I’d like to give that reader and all others – not to mention birds everywhere – hope.
I can’t shoot anything. I miss all but the unluckiest of birds, as well as most clay pigeons I’ve ever targeted and every rabbit I’ve ever come across.
My terrible aim was evident again last weekend when I trooped out with my dad, my brother and several family friends to hunt pheasants, a Thanksgiving-weekend tradition.
Several strips of milo remained on the family farm ground, so we spread out and walked end to end, waiting for the pheasants to jump out in front of us.
It was almost perfect weather for such a hunt. There had been a decent number of the brightly colored birds around when the season opened early last month, and it had yet to get very cold. Cold weather – snow, especially – usually encourages pheasants to sit tight. They often are more active in the warmer weather we encountered, meaning they’ll often jump out in front of a line of hunters and make a break for it in a suddenly leaden sky.
The “line of hunters” part is one of my problems. I have plenty of experience walking milo fields in search of pheasant, but the guy walking next to me appeared to have gone every day for the past 10 years. He was decked out in camouflage from head to toe. Even his shotgun was camo on camo, complete with a camouflage shoulder strap, an accessory I didn’t know anyone this side of the Civil War used for shotguns.
Apparently, his effort was worth it. He killed two of the first three pheasant we kicked up before I even could click my gun off “safety.” Had he missed with all three of his shells, and had the pheasants fallen into a slow orbit in front of us, I might have had a chance.
But even that’s debatable.
My best chance to bag a bird came on one of the last fields we walked. I literally stepped on a quail. I jumped back a step, and he flew up and away, cutting well behind the line of hunters.
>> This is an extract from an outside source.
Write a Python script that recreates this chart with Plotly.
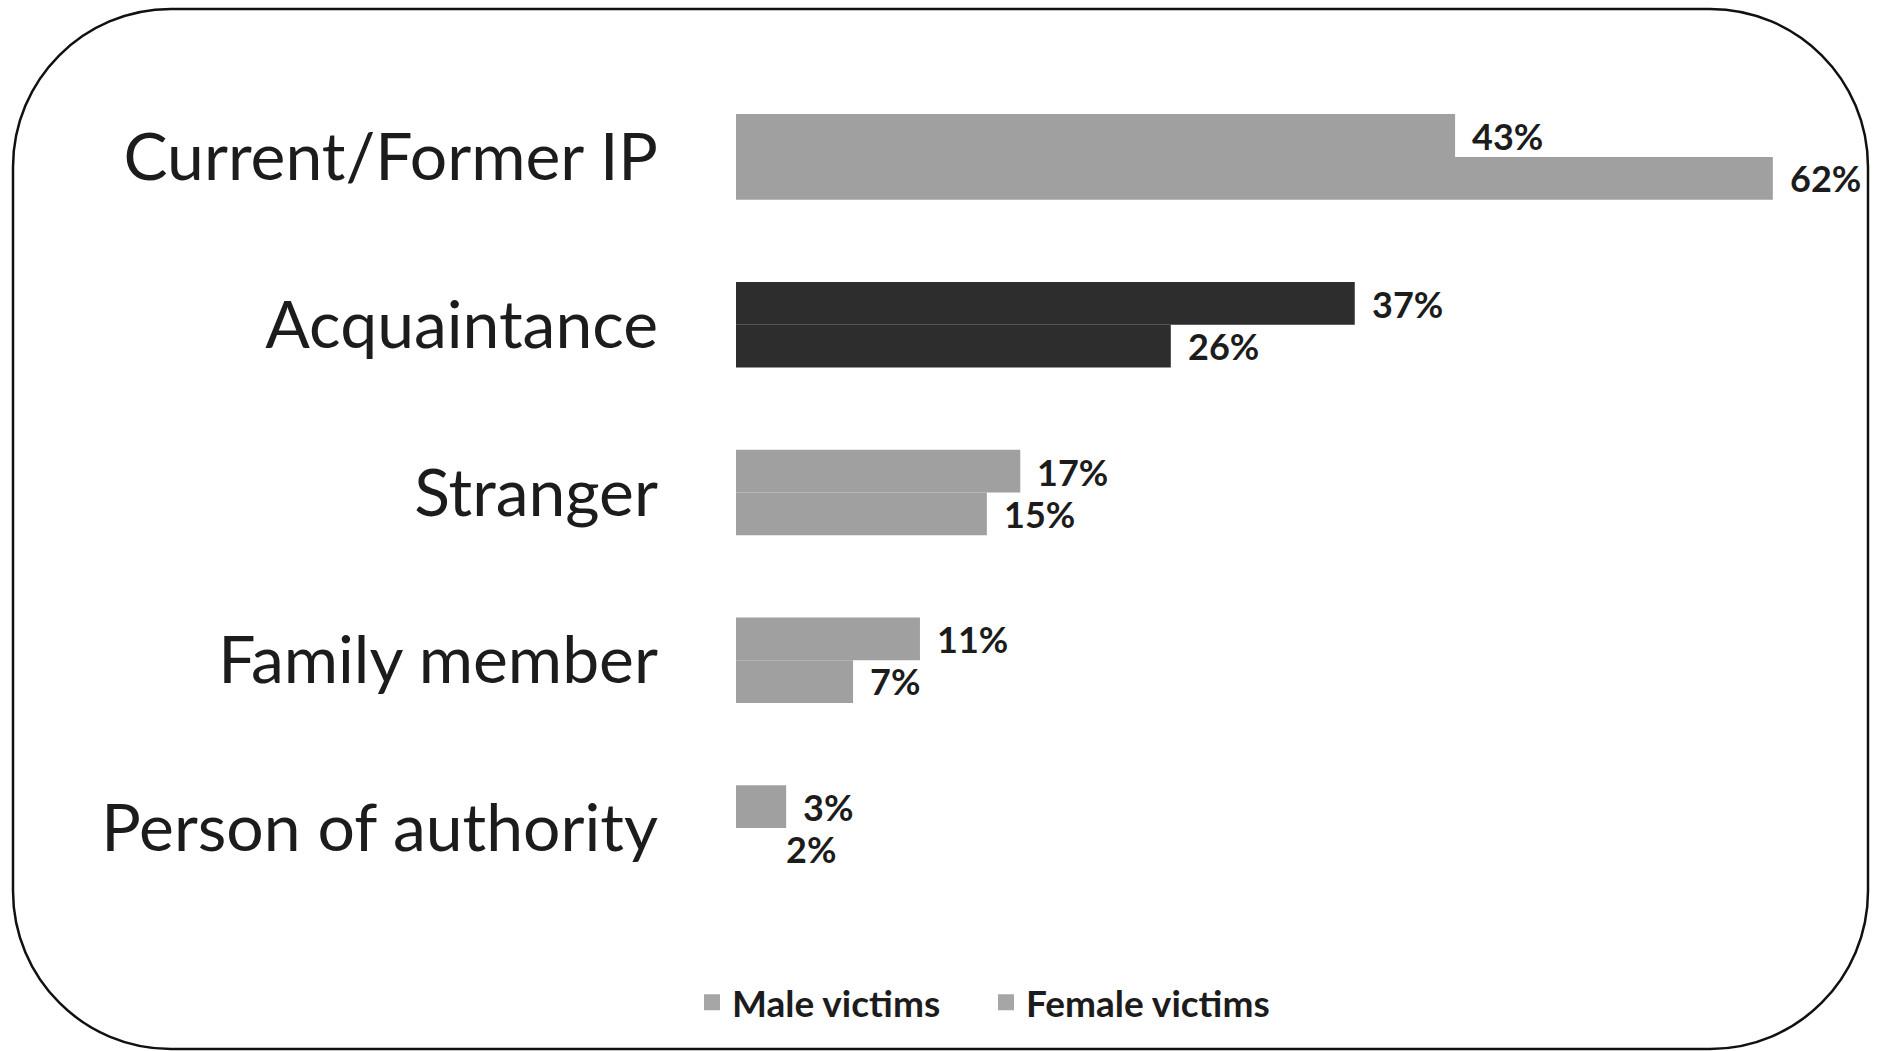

For a whole second, I was the only person who knew what had happened. I took the safety off my gun and took careful aim at what was a relatively short, straight shot.
Of course, I missed. High, low, or far to one side: I have no idea. All I know is that quail probably still is flying, his avian family intact.
I wasn’t at all surprised, but I initially was disappointed. That didn’t last long. The thought of avoiding any more bird-friendly e-mails is a sure pick-me-up.